====== Data lines ======

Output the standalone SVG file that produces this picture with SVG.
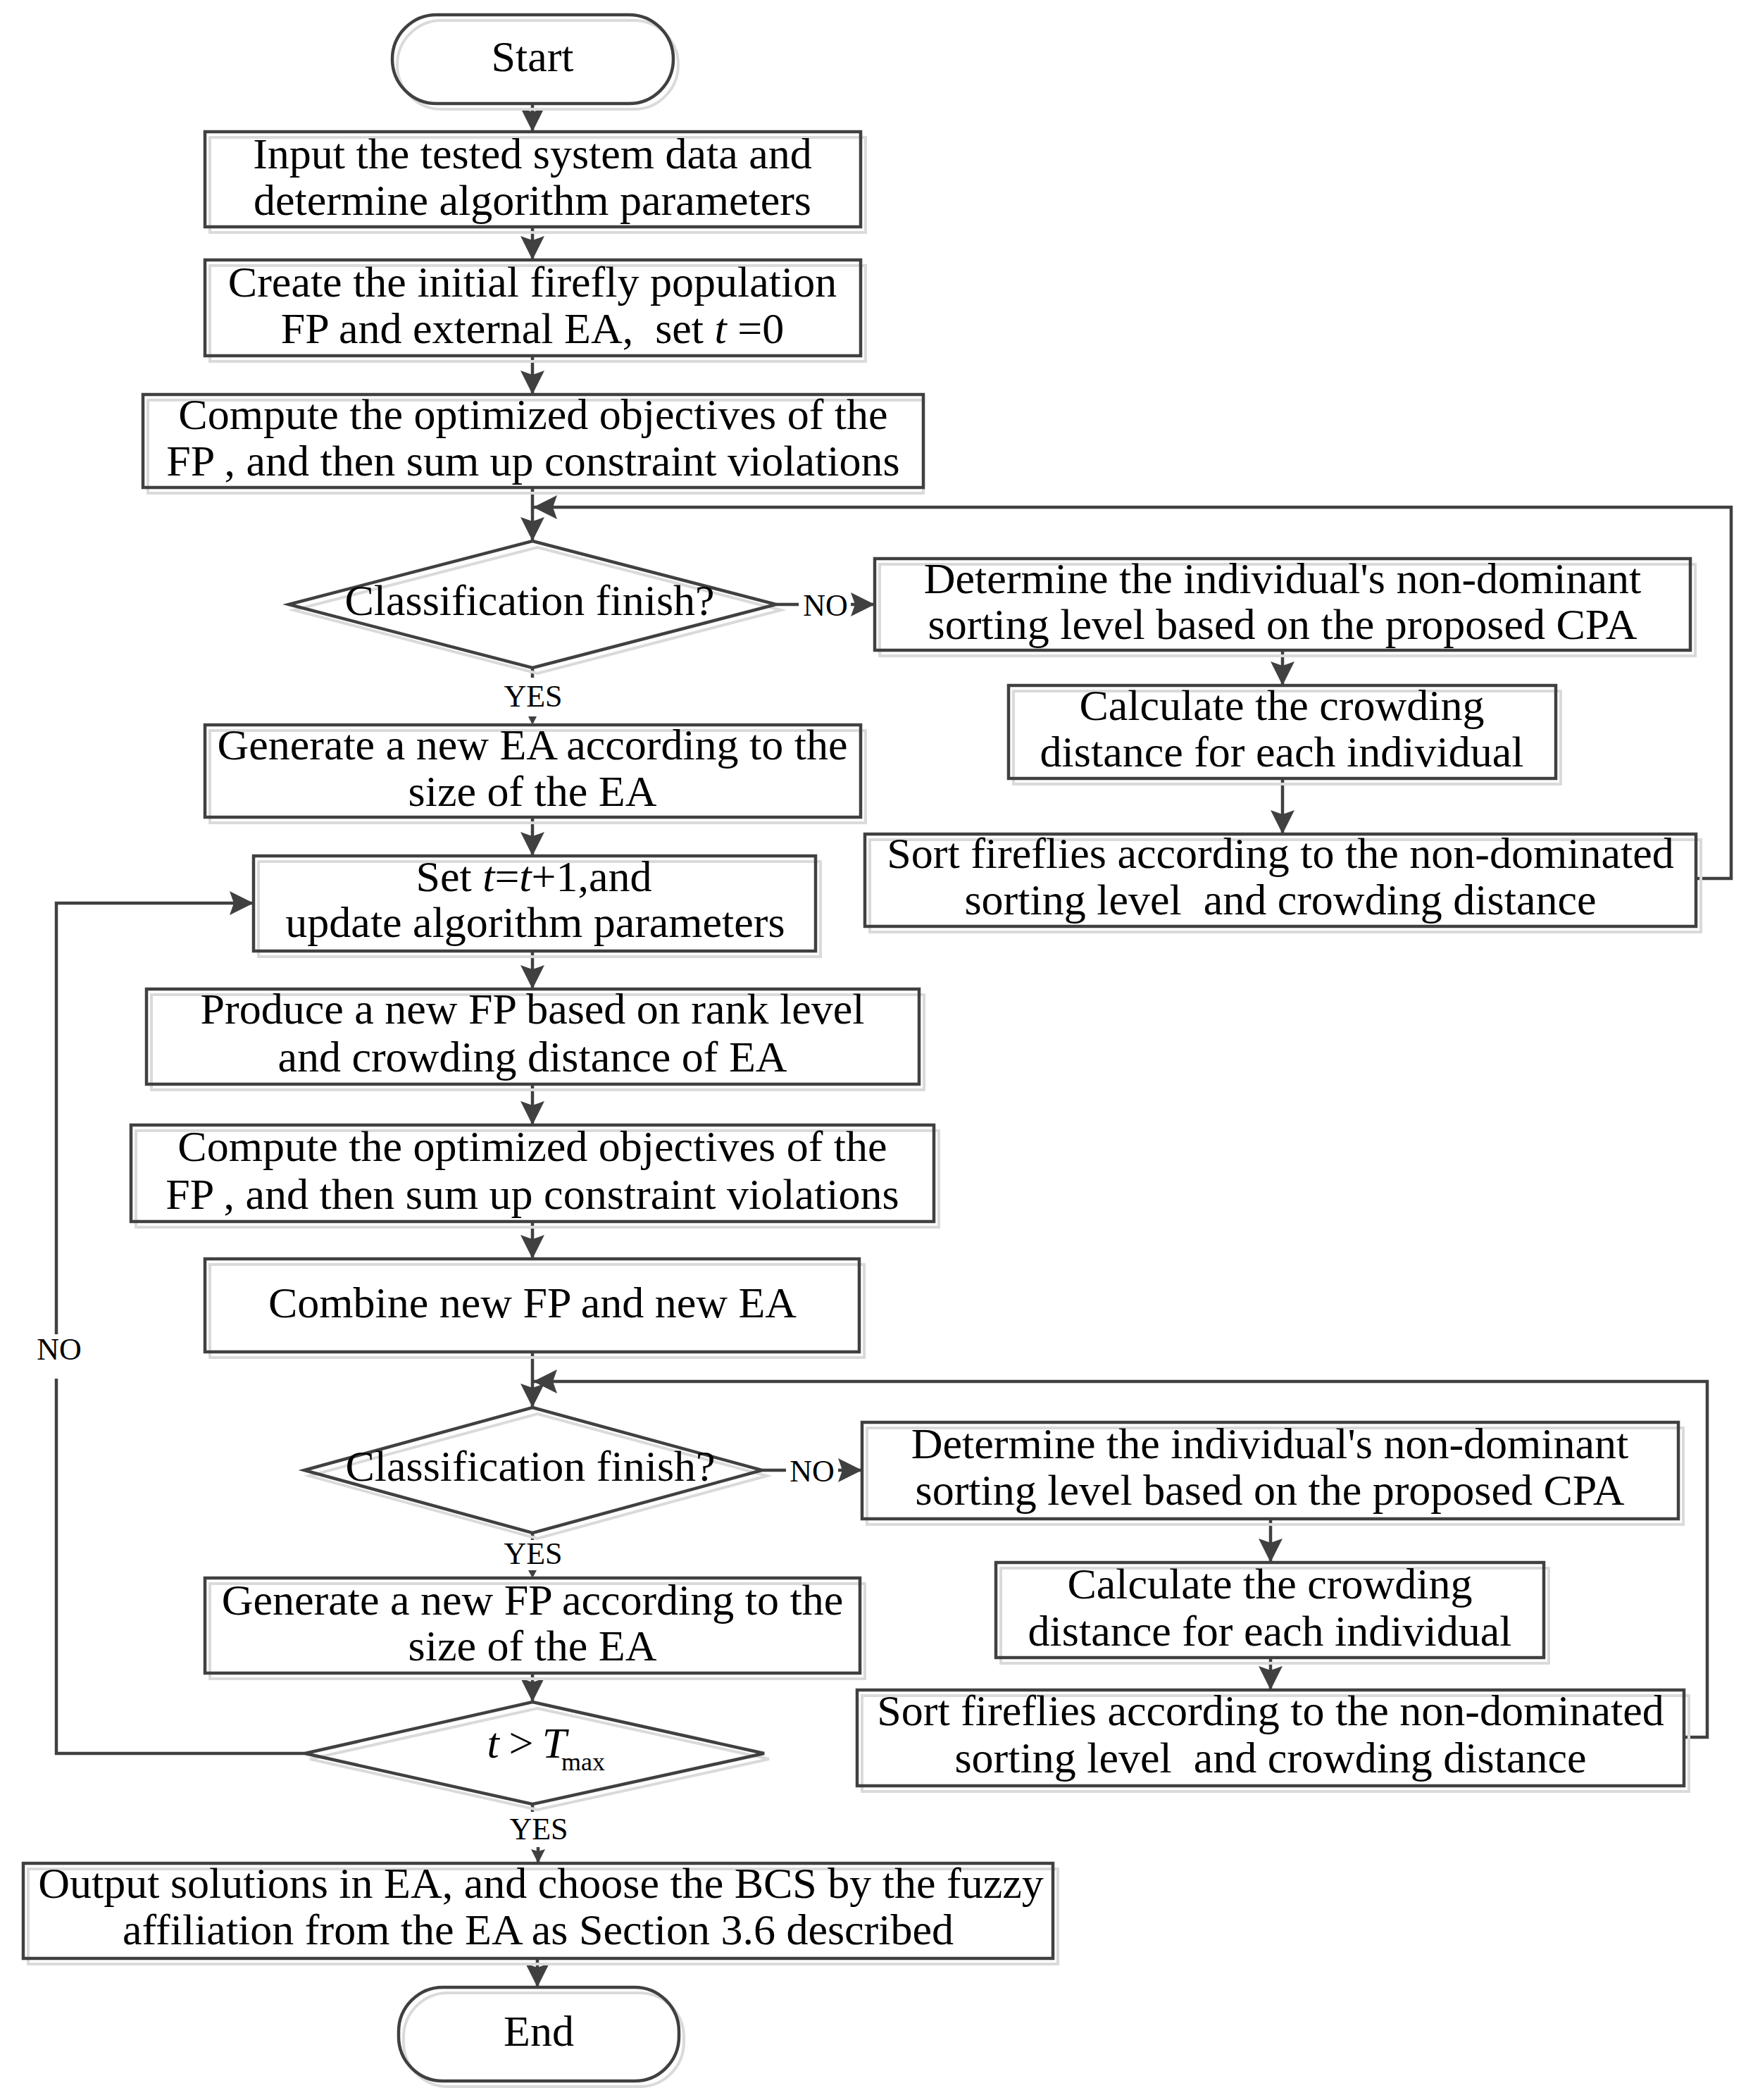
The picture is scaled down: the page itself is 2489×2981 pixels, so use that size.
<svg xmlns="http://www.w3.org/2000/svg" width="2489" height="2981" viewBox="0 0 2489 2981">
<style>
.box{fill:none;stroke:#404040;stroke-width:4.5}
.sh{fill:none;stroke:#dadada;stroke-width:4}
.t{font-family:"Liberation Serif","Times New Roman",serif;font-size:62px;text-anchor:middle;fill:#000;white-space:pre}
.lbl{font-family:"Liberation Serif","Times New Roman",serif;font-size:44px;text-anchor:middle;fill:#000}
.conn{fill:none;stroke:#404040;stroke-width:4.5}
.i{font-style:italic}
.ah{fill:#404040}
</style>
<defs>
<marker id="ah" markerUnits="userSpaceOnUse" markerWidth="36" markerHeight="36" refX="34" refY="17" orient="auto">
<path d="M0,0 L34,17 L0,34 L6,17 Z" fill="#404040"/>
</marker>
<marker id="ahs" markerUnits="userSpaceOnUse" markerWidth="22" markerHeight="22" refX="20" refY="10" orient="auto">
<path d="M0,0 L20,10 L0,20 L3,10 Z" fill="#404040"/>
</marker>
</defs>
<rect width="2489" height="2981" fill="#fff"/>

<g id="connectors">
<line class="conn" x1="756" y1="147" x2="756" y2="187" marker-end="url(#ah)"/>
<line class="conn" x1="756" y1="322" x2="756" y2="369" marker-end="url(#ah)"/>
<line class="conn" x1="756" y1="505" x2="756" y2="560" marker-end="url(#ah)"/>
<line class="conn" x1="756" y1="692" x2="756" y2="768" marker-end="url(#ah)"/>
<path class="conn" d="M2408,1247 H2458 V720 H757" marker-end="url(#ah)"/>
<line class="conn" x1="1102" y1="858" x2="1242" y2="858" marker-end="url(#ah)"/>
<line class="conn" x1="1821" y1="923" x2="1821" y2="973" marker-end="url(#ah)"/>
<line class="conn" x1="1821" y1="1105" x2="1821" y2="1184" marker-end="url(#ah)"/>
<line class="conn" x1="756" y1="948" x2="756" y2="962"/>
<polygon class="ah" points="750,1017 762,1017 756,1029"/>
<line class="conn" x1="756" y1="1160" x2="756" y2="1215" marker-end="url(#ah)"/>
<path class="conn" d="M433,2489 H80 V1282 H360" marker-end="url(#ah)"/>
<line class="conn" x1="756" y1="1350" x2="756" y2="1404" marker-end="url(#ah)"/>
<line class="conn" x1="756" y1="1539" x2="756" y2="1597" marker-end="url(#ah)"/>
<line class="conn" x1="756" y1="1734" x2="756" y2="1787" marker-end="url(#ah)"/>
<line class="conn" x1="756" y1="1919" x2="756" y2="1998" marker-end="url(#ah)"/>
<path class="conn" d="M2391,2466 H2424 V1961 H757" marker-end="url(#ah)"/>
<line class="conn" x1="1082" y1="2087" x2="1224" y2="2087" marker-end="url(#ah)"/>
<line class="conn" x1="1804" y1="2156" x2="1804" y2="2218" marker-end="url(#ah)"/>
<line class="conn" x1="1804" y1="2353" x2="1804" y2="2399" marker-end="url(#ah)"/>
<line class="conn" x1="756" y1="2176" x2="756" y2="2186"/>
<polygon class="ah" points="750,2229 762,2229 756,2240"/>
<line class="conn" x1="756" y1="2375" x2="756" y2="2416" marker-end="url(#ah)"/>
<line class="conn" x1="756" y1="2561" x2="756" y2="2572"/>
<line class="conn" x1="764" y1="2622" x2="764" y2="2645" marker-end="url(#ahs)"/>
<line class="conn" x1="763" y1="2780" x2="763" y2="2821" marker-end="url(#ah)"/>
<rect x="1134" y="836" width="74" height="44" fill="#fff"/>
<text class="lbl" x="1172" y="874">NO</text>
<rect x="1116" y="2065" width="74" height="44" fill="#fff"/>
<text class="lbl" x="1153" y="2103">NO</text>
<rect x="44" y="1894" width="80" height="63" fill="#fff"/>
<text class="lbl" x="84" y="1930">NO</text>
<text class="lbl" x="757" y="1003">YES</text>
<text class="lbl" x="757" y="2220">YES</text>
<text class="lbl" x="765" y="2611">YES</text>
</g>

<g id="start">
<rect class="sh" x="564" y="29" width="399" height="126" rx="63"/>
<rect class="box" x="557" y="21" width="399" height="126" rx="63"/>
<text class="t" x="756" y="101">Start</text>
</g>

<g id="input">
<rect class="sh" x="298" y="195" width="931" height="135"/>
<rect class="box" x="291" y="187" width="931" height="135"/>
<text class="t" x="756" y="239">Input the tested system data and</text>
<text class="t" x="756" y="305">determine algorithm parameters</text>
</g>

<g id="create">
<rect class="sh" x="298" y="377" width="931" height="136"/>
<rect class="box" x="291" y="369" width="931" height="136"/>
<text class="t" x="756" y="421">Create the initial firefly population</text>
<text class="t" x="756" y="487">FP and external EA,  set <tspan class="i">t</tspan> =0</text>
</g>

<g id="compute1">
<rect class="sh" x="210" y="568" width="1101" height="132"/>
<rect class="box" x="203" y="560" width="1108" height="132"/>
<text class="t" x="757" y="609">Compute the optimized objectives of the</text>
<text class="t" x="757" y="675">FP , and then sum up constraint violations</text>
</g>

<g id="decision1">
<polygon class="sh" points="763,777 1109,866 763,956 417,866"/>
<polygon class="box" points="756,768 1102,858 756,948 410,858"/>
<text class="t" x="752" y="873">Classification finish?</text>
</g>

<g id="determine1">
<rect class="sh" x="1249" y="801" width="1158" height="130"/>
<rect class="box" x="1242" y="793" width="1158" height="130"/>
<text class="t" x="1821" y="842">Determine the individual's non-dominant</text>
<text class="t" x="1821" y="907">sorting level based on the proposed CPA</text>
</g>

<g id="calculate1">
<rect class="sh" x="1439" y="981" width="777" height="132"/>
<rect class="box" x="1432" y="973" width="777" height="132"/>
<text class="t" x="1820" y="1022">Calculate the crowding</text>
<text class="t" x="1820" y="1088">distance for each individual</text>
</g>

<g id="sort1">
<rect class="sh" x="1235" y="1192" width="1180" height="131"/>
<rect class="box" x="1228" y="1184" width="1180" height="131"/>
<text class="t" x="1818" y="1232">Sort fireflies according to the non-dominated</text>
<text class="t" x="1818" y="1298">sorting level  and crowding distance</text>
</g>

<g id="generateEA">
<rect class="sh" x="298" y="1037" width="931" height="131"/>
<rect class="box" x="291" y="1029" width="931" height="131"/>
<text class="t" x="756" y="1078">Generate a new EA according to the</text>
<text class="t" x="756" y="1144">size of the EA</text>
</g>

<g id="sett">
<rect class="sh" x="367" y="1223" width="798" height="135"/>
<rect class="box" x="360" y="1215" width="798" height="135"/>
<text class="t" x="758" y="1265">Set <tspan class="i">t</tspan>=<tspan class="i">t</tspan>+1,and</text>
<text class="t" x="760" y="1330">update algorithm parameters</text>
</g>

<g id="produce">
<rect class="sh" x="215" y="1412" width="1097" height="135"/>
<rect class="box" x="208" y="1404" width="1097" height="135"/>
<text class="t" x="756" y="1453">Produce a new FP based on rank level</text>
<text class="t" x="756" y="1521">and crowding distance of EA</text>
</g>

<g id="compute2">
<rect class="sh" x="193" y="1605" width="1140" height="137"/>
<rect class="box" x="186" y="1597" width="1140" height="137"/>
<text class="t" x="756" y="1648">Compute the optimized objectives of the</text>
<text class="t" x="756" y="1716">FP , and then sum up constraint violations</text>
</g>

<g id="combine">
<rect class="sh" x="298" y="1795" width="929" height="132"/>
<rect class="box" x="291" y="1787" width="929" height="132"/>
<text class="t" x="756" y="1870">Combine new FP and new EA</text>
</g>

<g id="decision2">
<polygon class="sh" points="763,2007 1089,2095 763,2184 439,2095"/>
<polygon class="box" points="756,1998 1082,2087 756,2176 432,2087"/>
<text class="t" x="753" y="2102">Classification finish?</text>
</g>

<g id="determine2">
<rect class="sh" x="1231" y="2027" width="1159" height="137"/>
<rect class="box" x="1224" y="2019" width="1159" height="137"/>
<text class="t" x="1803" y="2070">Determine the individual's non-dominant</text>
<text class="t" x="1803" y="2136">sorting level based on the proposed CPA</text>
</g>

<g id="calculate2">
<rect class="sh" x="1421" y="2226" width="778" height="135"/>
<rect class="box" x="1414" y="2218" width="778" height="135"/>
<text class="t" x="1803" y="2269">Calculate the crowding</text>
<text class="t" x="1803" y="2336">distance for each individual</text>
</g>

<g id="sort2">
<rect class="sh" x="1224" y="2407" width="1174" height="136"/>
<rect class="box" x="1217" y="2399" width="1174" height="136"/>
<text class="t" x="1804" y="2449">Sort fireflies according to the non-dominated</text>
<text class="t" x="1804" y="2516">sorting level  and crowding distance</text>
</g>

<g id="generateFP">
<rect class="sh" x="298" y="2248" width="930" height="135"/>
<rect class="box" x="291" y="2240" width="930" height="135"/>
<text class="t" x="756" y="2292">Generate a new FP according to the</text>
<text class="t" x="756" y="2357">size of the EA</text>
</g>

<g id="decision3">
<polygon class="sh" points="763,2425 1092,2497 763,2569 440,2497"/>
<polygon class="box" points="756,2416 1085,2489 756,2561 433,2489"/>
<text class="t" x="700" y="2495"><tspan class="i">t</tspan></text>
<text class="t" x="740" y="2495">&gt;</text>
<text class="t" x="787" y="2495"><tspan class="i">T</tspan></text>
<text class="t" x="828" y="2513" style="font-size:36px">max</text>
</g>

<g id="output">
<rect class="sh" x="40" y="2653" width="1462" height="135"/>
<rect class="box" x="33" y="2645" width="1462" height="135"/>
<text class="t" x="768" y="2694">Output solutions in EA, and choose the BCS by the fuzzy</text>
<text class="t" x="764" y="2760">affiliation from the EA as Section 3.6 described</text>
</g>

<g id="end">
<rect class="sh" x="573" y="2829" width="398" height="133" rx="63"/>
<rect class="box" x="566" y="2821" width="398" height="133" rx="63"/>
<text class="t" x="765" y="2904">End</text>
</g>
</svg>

======

- Aim of the exercise -
Select every line above that contains the word "picture", and copy it.

- Written answer -
Output the standalone SVG file that produces this picture with SVG.
The picture is scaled down: the page itself is 2489×2981 pixels, so use that size.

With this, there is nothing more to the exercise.